THE EXERCISE >>
Transcribe every line exactly. Leave the pictures behind.

● ● ● ● ● ● ●

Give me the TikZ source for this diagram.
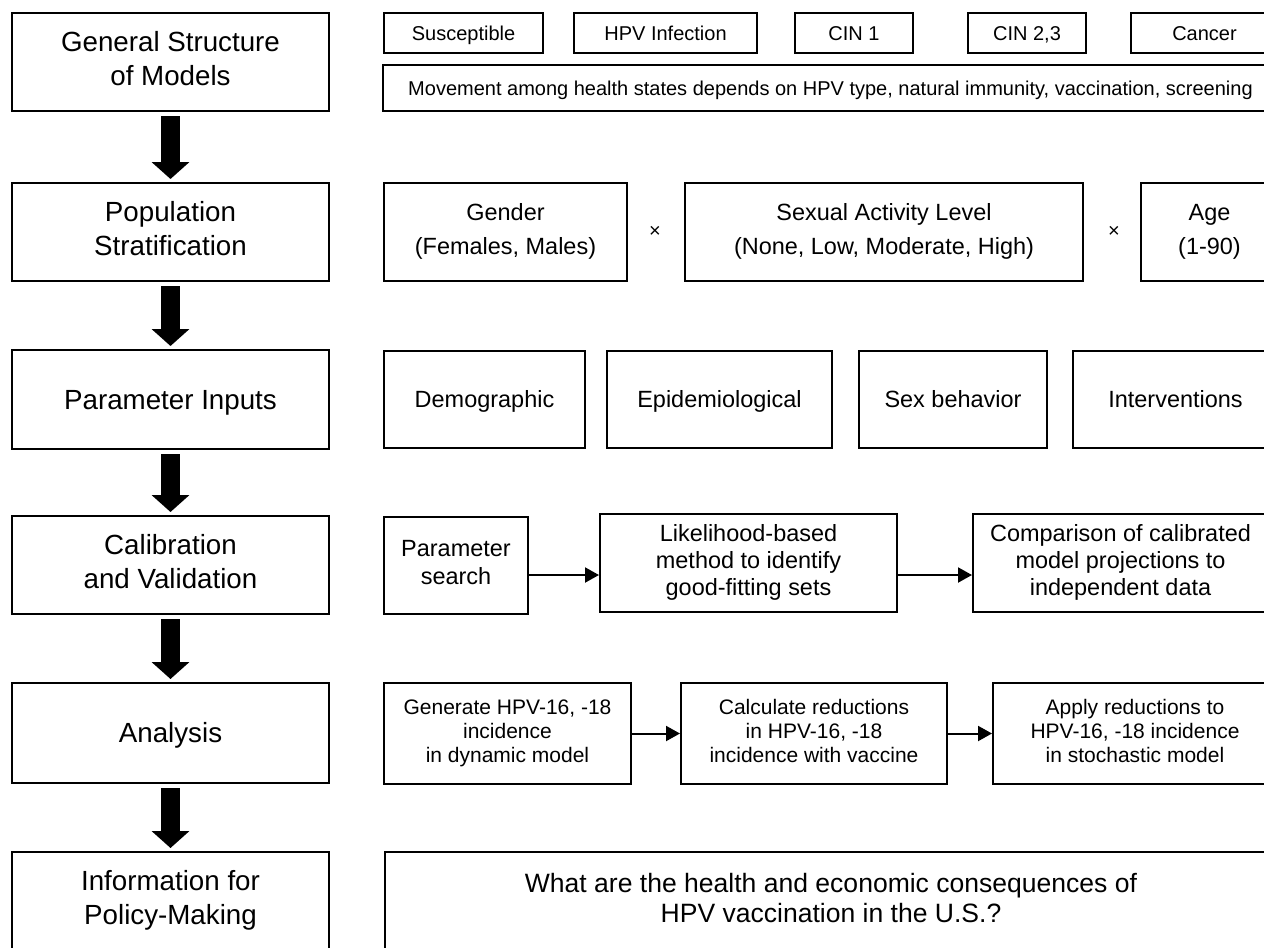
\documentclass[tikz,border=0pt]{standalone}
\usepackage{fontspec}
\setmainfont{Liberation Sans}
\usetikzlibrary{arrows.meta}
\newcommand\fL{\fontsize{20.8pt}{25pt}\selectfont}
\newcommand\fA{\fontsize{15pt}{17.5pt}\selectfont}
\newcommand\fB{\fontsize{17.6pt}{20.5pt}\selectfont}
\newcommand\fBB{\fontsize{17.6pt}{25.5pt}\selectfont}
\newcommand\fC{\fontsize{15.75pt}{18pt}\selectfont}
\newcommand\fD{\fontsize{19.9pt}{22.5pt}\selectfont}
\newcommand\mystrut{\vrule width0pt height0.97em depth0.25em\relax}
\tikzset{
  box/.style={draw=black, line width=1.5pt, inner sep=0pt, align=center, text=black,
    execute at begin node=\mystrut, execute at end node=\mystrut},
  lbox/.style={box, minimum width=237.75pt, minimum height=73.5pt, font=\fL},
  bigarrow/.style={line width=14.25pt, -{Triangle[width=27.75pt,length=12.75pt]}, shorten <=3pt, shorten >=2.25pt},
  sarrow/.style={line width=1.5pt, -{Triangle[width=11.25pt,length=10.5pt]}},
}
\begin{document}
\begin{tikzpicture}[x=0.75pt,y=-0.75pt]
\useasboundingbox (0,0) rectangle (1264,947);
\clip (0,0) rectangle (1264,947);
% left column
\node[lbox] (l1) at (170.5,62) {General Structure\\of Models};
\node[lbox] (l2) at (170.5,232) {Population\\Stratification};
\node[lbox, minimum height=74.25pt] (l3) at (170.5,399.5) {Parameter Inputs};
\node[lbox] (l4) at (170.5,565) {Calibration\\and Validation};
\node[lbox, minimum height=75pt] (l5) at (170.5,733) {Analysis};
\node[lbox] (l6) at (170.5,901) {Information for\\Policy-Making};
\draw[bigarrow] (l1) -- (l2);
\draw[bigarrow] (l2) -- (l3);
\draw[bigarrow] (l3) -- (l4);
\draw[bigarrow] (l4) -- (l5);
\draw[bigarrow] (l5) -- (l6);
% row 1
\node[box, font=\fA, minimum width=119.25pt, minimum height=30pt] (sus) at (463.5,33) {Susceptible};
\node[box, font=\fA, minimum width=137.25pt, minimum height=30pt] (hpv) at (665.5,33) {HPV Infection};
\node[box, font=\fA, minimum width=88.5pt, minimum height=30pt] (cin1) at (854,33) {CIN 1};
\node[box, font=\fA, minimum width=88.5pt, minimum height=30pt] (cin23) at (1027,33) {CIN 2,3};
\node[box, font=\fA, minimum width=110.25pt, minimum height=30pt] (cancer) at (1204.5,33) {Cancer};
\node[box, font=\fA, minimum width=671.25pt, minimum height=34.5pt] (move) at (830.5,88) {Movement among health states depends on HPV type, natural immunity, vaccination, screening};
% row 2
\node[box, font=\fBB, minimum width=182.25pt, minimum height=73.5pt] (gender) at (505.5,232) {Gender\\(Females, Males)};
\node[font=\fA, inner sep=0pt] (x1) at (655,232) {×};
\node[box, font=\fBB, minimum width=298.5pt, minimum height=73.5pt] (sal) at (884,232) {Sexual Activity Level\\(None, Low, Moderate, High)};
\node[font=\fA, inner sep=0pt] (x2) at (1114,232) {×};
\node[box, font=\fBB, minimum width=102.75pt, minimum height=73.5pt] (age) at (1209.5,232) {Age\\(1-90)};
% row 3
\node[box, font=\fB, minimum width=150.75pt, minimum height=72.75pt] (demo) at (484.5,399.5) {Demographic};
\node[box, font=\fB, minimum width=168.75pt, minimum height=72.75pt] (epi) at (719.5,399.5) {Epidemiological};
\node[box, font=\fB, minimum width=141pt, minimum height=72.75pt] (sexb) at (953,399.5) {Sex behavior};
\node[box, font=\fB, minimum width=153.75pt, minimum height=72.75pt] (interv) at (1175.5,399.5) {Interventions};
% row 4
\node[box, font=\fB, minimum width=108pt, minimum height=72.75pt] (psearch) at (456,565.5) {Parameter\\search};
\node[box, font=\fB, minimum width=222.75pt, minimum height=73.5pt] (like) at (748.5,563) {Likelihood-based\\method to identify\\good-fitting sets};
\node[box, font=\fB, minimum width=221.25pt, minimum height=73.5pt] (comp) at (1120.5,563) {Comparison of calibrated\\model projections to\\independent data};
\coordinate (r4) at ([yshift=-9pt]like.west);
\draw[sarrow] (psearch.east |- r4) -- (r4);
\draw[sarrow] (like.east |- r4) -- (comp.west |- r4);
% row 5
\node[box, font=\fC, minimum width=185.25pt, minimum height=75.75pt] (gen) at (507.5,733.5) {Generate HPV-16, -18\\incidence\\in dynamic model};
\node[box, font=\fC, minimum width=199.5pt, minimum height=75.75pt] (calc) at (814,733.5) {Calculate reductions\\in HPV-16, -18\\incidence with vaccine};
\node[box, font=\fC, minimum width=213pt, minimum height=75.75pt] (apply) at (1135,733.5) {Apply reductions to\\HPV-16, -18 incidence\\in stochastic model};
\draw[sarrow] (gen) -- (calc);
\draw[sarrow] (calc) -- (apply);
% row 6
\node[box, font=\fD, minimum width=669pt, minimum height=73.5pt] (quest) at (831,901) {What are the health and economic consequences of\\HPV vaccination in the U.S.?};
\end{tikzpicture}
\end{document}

● ● ● ● ● ● ●

SOLUTION TO THIS EXERCISE >>
Give me the TikZ source for this diagram.
\documentclass[tikz,border=0pt]{standalone}
\usepackage{fontspec}
\setmainfont{Liberation Sans}
\usetikzlibrary{arrows.meta}
\newcommand\fL{\fontsize{20.8pt}{25pt}\selectfont}
\newcommand\fA{\fontsize{15pt}{17.5pt}\selectfont}
\newcommand\fB{\fontsize{17.6pt}{20.5pt}\selectfont}
\newcommand\fBB{\fontsize{17.6pt}{25.5pt}\selectfont}
\newcommand\fC{\fontsize{15.75pt}{18pt}\selectfont}
\newcommand\fD{\fontsize{19.9pt}{22.5pt}\selectfont}
\newcommand\mystrut{\vrule width0pt height0.97em depth0.25em\relax}
\tikzset{
  box/.style={draw=black, line width=1.5pt, inner sep=0pt, align=center, text=black,
    execute at begin node=\mystrut, execute at end node=\mystrut},
  lbox/.style={box, minimum width=237.75pt, minimum height=73.5pt, font=\fL},
  bigarrow/.style={line width=14.25pt, -{Triangle[width=27.75pt,length=12.75pt]}, shorten <=3pt, shorten >=2.25pt},
  sarrow/.style={line width=1.5pt, -{Triangle[width=11.25pt,length=10.5pt]}},
}
\begin{document}
\begin{tikzpicture}[x=0.75pt,y=-0.75pt]
\useasboundingbox (0,0) rectangle (1264,947);
\clip (0,0) rectangle (1264,947);
% left column
\node[lbox] (l1) at (170.5,62) {General Structure\\of Models};
\node[lbox] (l2) at (170.5,232) {Population\\Stratification};
\node[lbox, minimum height=74.25pt] (l3) at (170.5,399.5) {Parameter Inputs};
\node[lbox] (l4) at (170.5,565) {Calibration\\and Validation};
\node[lbox, minimum height=75pt] (l5) at (170.5,733) {Analysis};
\node[lbox] (l6) at (170.5,901) {Information for\\Policy-Making};
\draw[bigarrow] (l1) -- (l2);
\draw[bigarrow] (l2) -- (l3);
\draw[bigarrow] (l3) -- (l4);
\draw[bigarrow] (l4) -- (l5);
\draw[bigarrow] (l5) -- (l6);
% row 1
\node[box, font=\fA, minimum width=119.25pt, minimum height=30pt] (sus) at (463.5,33) {Susceptible};
\node[box, font=\fA, minimum width=137.25pt, minimum height=30pt] (hpv) at (665.5,33) {HPV Infection};
\node[box, font=\fA, minimum width=88.5pt, minimum height=30pt] (cin1) at (854,33) {CIN 1};
\node[box, font=\fA, minimum width=88.5pt, minimum height=30pt] (cin23) at (1027,33) {CIN 2,3};
\node[box, font=\fA, minimum width=110.25pt, minimum height=30pt] (cancer) at (1204.5,33) {Cancer};
\node[box, font=\fA, minimum width=671.25pt, minimum height=34.5pt] (move) at (830.5,88) {Movement among health states depends on HPV type, natural immunity, vaccination, screening};
% row 2
\node[box, font=\fBB, minimum width=182.25pt, minimum height=73.5pt] (gender) at (505.5,232) {Gender\\(Females, Males)};
\node[font=\fA, inner sep=0pt] (x1) at (655,232) {×};
\node[box, font=\fBB, minimum width=298.5pt, minimum height=73.5pt] (sal) at (884,232) {Sexual Activity Level\\(None, Low, Moderate, High)};
\node[font=\fA, inner sep=0pt] (x2) at (1114,232) {×};
\node[box, font=\fBB, minimum width=102.75pt, minimum height=73.5pt] (age) at (1209.5,232) {Age\\(1-90)};
% row 3
\node[box, font=\fB, minimum width=150.75pt, minimum height=72.75pt] (demo) at (484.5,399.5) {Demographic};
\node[box, font=\fB, minimum width=168.75pt, minimum height=72.75pt] (epi) at (719.5,399.5) {Epidemiological};
\node[box, font=\fB, minimum width=141pt, minimum height=72.75pt] (sexb) at (953,399.5) {Sex behavior};
\node[box, font=\fB, minimum width=153.75pt, minimum height=72.75pt] (interv) at (1175.5,399.5) {Interventions};
% row 4
\node[box, font=\fB, minimum width=108pt, minimum height=72.75pt] (psearch) at (456,565.5) {Parameter\\search};
\node[box, font=\fB, minimum width=222.75pt, minimum height=73.5pt] (like) at (748.5,563) {Likelihood-based\\method to identify\\good-fitting sets};
\node[box, font=\fB, minimum width=221.25pt, minimum height=73.5pt] (comp) at (1120.5,563) {Comparison of calibrated\\model projections to\\independent data};
\coordinate (r4) at ([yshift=-9pt]like.west);
\draw[sarrow] (psearch.east |- r4) -- (r4);
\draw[sarrow] (like.east |- r4) -- (comp.west |- r4);
% row 5
\node[box, font=\fC, minimum width=185.25pt, minimum height=75.75pt] (gen) at (507.5,733.5) {Generate HPV-16, -18\\incidence\\in dynamic model};
\node[box, font=\fC, minimum width=199.5pt, minimum height=75.75pt] (calc) at (814,733.5) {Calculate reductions\\in HPV-16, -18\\incidence with vaccine};
\node[box, font=\fC, minimum width=213pt, minimum height=75.75pt] (apply) at (1135,733.5) {Apply reductions to\\HPV-16, -18 incidence\\in stochastic model};
\draw[sarrow] (gen) -- (calc);
\draw[sarrow] (calc) -- (apply);
% row 6
\node[box, font=\fD, minimum width=669pt, minimum height=73.5pt] (quest) at (831,901) {What are the health and economic consequences of\\HPV vaccination in the U.S.?};
\end{tikzpicture}
\end{document}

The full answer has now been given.